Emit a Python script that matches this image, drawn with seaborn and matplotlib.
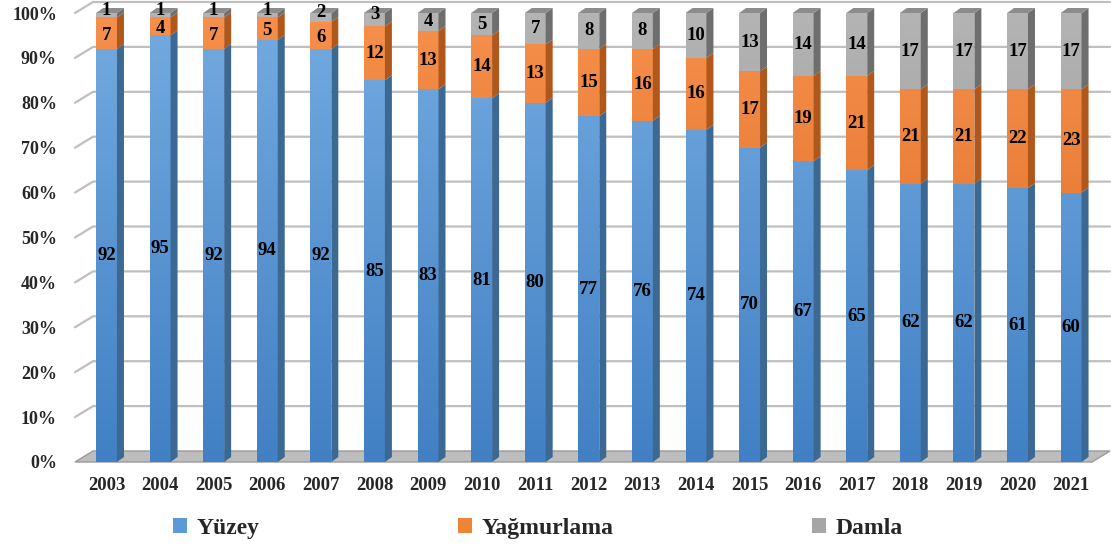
import numpy as np
import pandas as pd
import matplotlib
matplotlib.use("Agg")
import matplotlib.pyplot as plt
from matplotlib.patches import Patch, Polygon
from matplotlib.transforms import IdentityTransform
from matplotlib.colors import LinearSegmentedColormap
import seaborn as sns

# Data (percent share by irrigation method)
years = ["2003", "2004", "2005", "2006", "2007", "2008", "2009", "2010", "2011", "2012",
         "2013", "2014", "2015", "2016", "2017", "2018", "2019", "2020", "2021"]
yuzey = [92, 95, 92, 94, 92, 85, 83, 81, 80, 77, 76, 74, 70, 67, 65, 62, 62, 61, 60]
yagmurlama = [7, 4, 7, 5, 6, 12, 13, 14, 13, 15, 16, 16, 17, 19, 21, 21, 21, 22, 23]
damla = [1, 1, 1, 1, 2, 3, 4, 5, 7, 8, 8, 10, 13, 14, 14, 17, 17, 17, 17]
series_names = ["Yüzey", "Yağmurlama", "Damla"]

colors = {"Yüzey": "#5B9BD5", "Yağmurlama": "#EF8336", "Damla": "#A6A6A6"}
# bottom -> top shading of the front faces
shades = {"Yüzey": ("#4180C4", "#74ABE0"),
          "Yağmurlama": ("#D8661C", "#F6904C"),
          "Damla": ("#8C8C8C", "#B4B4B4")}
side_colors = {"Yüzey": "#3C6894", "Yağmurlama": "#B0581C", "Damla": "#6E6E6E"}
top_color = "#8C8C8C"

sns.set_style("white")
plt.rcParams["font.family"] = ["Liberation Serif", "DejaVu Serif"]
plt.rcParams["font.weight"] = "bold"

df = pd.DataFrame({"Yıl": years, "Yüzey": yuzey, "Yağmurlama": yagmurlama, "Damla": damla})
df["c1"] = df["Yüzey"]
df["c2"] = df["c1"] + df["Yağmurlama"]
df["c3"] = df["c2"] + df["Damla"]

W, H = 1111, 549
fig = plt.figure(figsize=(W / 100, H / 100), dpi=100)
ax_left, ax_right, ax_bottom, ax_top = 75, 1092, 462, 13
ax = fig.add_axes([ax_left / W, 1 - ax_bottom / H, (ax_right - ax_left) / W, (ax_bottom - ax_top) / H])

bar_w = 0.39
xlim = (-0.588, 18.39)
grad = np.linspace(0, 1, 256).reshape(-1, 1)

# classic seaborn stacking: tallest cumulative first, shorter on top
for k, (col, name) in enumerate([("c3", "Damla"), ("c2", "Yağmurlama"), ("c1", "Yüzey")]):
    n_before = len(ax.patches)
    sns.barplot(data=df, x="Yıl", y=col, order=years, color=colors[name], width=bar_w,
                saturation=1, errorbar=None, linewidth=0, ax=ax, zorder=3)
    cmap = LinearSegmentedColormap.from_list(name, shades[name])
    for p in ax.patches[n_before:]:
        x0 = p.get_x()
        im = ax.imshow(grad, cmap=cmap, origin="lower", aspect="auto",
                       extent=(x0, x0 + p.get_width(), 0, 100), zorder=3.1 + k * 0.1)
        im.set_clip_path(p)

ax.set_xlim(*xlim)
ax.set_ylim(0, 100)
ax.set_xlabel("")
ax.set_ylabel("")
for s in ax.spines.values():
    s.set_visible(False)
ax.patch.set_alpha(0)

ax.set_yticks(range(0, 101, 10))
ax.set_yticklabels([f"{v}%" for v in range(0, 101, 10)])
ax.tick_params(axis="y", length=0, pad=13, labelsize=13)
ax.tick_params(axis="x", length=0, pad=11, labelsize=13.5)

# pseudo-3D depth in pixels
dx, dy = 18, 11      # wall / floor depth
bx, by = 7, 5        # bar depth
ident = IdentityTransform()
to_px = ax.transData.transform

# back wall gridlines with left wall diagonal
for v in range(10, 101, 10):
    (x0, y0), = to_px([(xlim[0], v)])
    (x1, _), = to_px([(xlim[1], v)])
    ax.plot([x0, x0 + dx, x1 + dx], [y0, y0 + dy, y0 + dy], color="#BFBFBF", lw=1.6,
            transform=ident, clip_on=False, zorder=0)

# floor
(fx0, fy0), = to_px([(xlim[0], 0)])
(fx1, _), = to_px([(xlim[1], 0)])
ax.add_patch(Polygon([(fx0, fy0), (fx1, fy0), (fx1 + dx, fy0 + dy), (fx0 + dx, fy0 + dy)],
                     closed=True, facecolor="#BDBDBD", edgecolor="#9A9A9A", lw=1,
                     transform=ident, clip_on=False, zorder=1))

# side and top faces of each bar segment, plus labels
for i in range(len(years)):
    bounds = [(0, df["c1"][i], "Yüzey"), (df["c1"][i], df["c2"][i], "Yağmurlama"),
              (df["c2"][i], df["c3"][i], "Damla")]
    for lo, hi, name in bounds:
        (xr, ylo), (_, yhi) = to_px([(i + bar_w / 2, lo), (i + bar_w / 2, hi)])
        ax.add_patch(Polygon([(xr, ylo), (xr + bx, ylo + by), (xr + bx, yhi + by), (xr, yhi)],
                             closed=True, facecolor=side_colors[name], lw=0,
                             transform=ident, clip_on=False, zorder=3.5))
        val = hi - lo
        # thin top segments get their label lifted a little, as in the original
        lift = 5 if (name == "Damla" and val <= 3) else (-2 if name == "Yağmurlama" and val <= 7 else 0)
        ax.annotate(f"{val}", xy=(i, (lo + hi) / 2), xytext=(0, lift), textcoords="offset pixels",
                    ha="center", va="center", fontsize=13.5, fontweight="bold",
                    color="black", zorder=5, annotation_clip=False)
    (xl, yt), (xr, _) = to_px([(i - bar_w / 2, 100), (i + bar_w / 2, 100)])
    ax.add_patch(Polygon([(xl, yt), (xr, yt), (xr + bx, yt + by), (xl + bx, yt + by)],
                         closed=True, facecolor=top_color, lw=0,
                         transform=ident, clip_on=False, zorder=3.5))

handles = [Patch(facecolor=colors[n], edgecolor="none") for n in series_names]
fig.legend(handles, series_names, loc="center", bbox_to_anchor=(0.484, 0.038), ncol=3,
           frameon=False, prop={"size": 17, "weight": "bold"}, handlelength=0.6,
           handleheight=0.6, handletextpad=0.4, columnspacing=8.4)

fig.savefig("out.png", dpi=100)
_ _ _ _ _ _ _
### Goal
The data should be printed again unchanged; leave its pictures out.

### Finished exercise
Emit a Python script that matches this image, drawn with seaborn and matplotlib.
import numpy as np
import pandas as pd
import matplotlib
matplotlib.use("Agg")
import matplotlib.pyplot as plt
from matplotlib.patches import Patch, Polygon
from matplotlib.transforms import IdentityTransform
from matplotlib.colors import LinearSegmentedColormap
import seaborn as sns

# Data (percent share by irrigation method)
years = ["2003", "2004", "2005", "2006", "2007", "2008", "2009", "2010", "2011", "2012",
         "2013", "2014", "2015", "2016", "2017", "2018", "2019", "2020", "2021"]
yuzey = [92, 95, 92, 94, 92, 85, 83, 81, 80, 77, 76, 74, 70, 67, 65, 62, 62, 61, 60]
yagmurlama = [7, 4, 7, 5, 6, 12, 13, 14, 13, 15, 16, 16, 17, 19, 21, 21, 21, 22, 23]
damla = [1, 1, 1, 1, 2, 3, 4, 5, 7, 8, 8, 10, 13, 14, 14, 17, 17, 17, 17]
series_names = ["Yüzey", "Yağmurlama", "Damla"]

colors = {"Yüzey": "#5B9BD5", "Yağmurlama": "#EF8336", "Damla": "#A6A6A6"}
# bottom -> top shading of the front faces
shades = {"Yüzey": ("#4180C4", "#74ABE0"),
          "Yağmurlama": ("#D8661C", "#F6904C"),
          "Damla": ("#8C8C8C", "#B4B4B4")}
side_colors = {"Yüzey": "#3C6894", "Yağmurlama": "#B0581C", "Damla": "#6E6E6E"}
top_color = "#8C8C8C"

sns.set_style("white")
plt.rcParams["font.family"] = ["Liberation Serif", "DejaVu Serif"]
plt.rcParams["font.weight"] = "bold"

df = pd.DataFrame({"Yıl": years, "Yüzey": yuzey, "Yağmurlama": yagmurlama, "Damla": damla})
df["c1"] = df["Yüzey"]
df["c2"] = df["c1"] + df["Yağmurlama"]
df["c3"] = df["c2"] + df["Damla"]

W, H = 1111, 549
fig = plt.figure(figsize=(W / 100, H / 100), dpi=100)
ax_left, ax_right, ax_bottom, ax_top = 75, 1092, 462, 13
ax = fig.add_axes([ax_left / W, 1 - ax_bottom / H, (ax_right - ax_left) / W, (ax_bottom - ax_top) / H])

bar_w = 0.39
xlim = (-0.588, 18.39)
grad = np.linspace(0, 1, 256).reshape(-1, 1)

# classic seaborn stacking: tallest cumulative first, shorter on top
for k, (col, name) in enumerate([("c3", "Damla"), ("c2", "Yağmurlama"), ("c1", "Yüzey")]):
    n_before = len(ax.patches)
    sns.barplot(data=df, x="Yıl", y=col, order=years, color=colors[name], width=bar_w,
                saturation=1, errorbar=None, linewidth=0, ax=ax, zorder=3)
    cmap = LinearSegmentedColormap.from_list(name, shades[name])
    for p in ax.patches[n_before:]:
        x0 = p.get_x()
        im = ax.imshow(grad, cmap=cmap, origin="lower", aspect="auto",
                       extent=(x0, x0 + p.get_width(), 0, 100), zorder=3.1 + k * 0.1)
        im.set_clip_path(p)

ax.set_xlim(*xlim)
ax.set_ylim(0, 100)
ax.set_xlabel("")
ax.set_ylabel("")
for s in ax.spines.values():
    s.set_visible(False)
ax.patch.set_alpha(0)

ax.set_yticks(range(0, 101, 10))
ax.set_yticklabels([f"{v}%" for v in range(0, 101, 10)])
ax.tick_params(axis="y", length=0, pad=13, labelsize=13)
ax.tick_params(axis="x", length=0, pad=11, labelsize=13.5)

# pseudo-3D depth in pixels
dx, dy = 18, 11      # wall / floor depth
bx, by = 7, 5        # bar depth
ident = IdentityTransform()
to_px = ax.transData.transform

# back wall gridlines with left wall diagonal
for v in range(10, 101, 10):
    (x0, y0), = to_px([(xlim[0], v)])
    (x1, _), = to_px([(xlim[1], v)])
    ax.plot([x0, x0 + dx, x1 + dx], [y0, y0 + dy, y0 + dy], color="#BFBFBF", lw=1.6,
            transform=ident, clip_on=False, zorder=0)

# floor
(fx0, fy0), = to_px([(xlim[0], 0)])
(fx1, _), = to_px([(xlim[1], 0)])
ax.add_patch(Polygon([(fx0, fy0), (fx1, fy0), (fx1 + dx, fy0 + dy), (fx0 + dx, fy0 + dy)],
                     closed=True, facecolor="#BDBDBD", edgecolor="#9A9A9A", lw=1,
                     transform=ident, clip_on=False, zorder=1))

# side and top faces of each bar segment, plus labels
for i in range(len(years)):
    bounds = [(0, df["c1"][i], "Yüzey"), (df["c1"][i], df["c2"][i], "Yağmurlama"),
              (df["c2"][i], df["c3"][i], "Damla")]
    for lo, hi, name in bounds:
        (xr, ylo), (_, yhi) = to_px([(i + bar_w / 2, lo), (i + bar_w / 2, hi)])
        ax.add_patch(Polygon([(xr, ylo), (xr + bx, ylo + by), (xr + bx, yhi + by), (xr, yhi)],
                             closed=True, facecolor=side_colors[name], lw=0,
                             transform=ident, clip_on=False, zorder=3.5))
        val = hi - lo
        # thin top segments get their label lifted a little, as in the original
        lift = 5 if (name == "Damla" and val <= 3) else (-2 if name == "Yağmurlama" and val <= 7 else 0)
        ax.annotate(f"{val}", xy=(i, (lo + hi) / 2), xytext=(0, lift), textcoords="offset pixels",
                    ha="center", va="center", fontsize=13.5, fontweight="bold",
                    color="black", zorder=5, annotation_clip=False)
    (xl, yt), (xr, _) = to_px([(i - bar_w / 2, 100), (i + bar_w / 2, 100)])
    ax.add_patch(Polygon([(xl, yt), (xr, yt), (xr + bx, yt + by), (xl + bx, yt + by)],
                         closed=True, facecolor=top_color, lw=0,
                         transform=ident, clip_on=False, zorder=3.5))

handles = [Patch(facecolor=colors[n], edgecolor="none") for n in series_names]
fig.legend(handles, series_names, loc="center", bbox_to_anchor=(0.484, 0.038), ncol=3,
           frameon=False, prop={"size": 17, "weight": "bold"}, handlelength=0.6,
           handleheight=0.6, handletextpad=0.4, columnspacing=8.4)

fig.savefig("out.png", dpi=100)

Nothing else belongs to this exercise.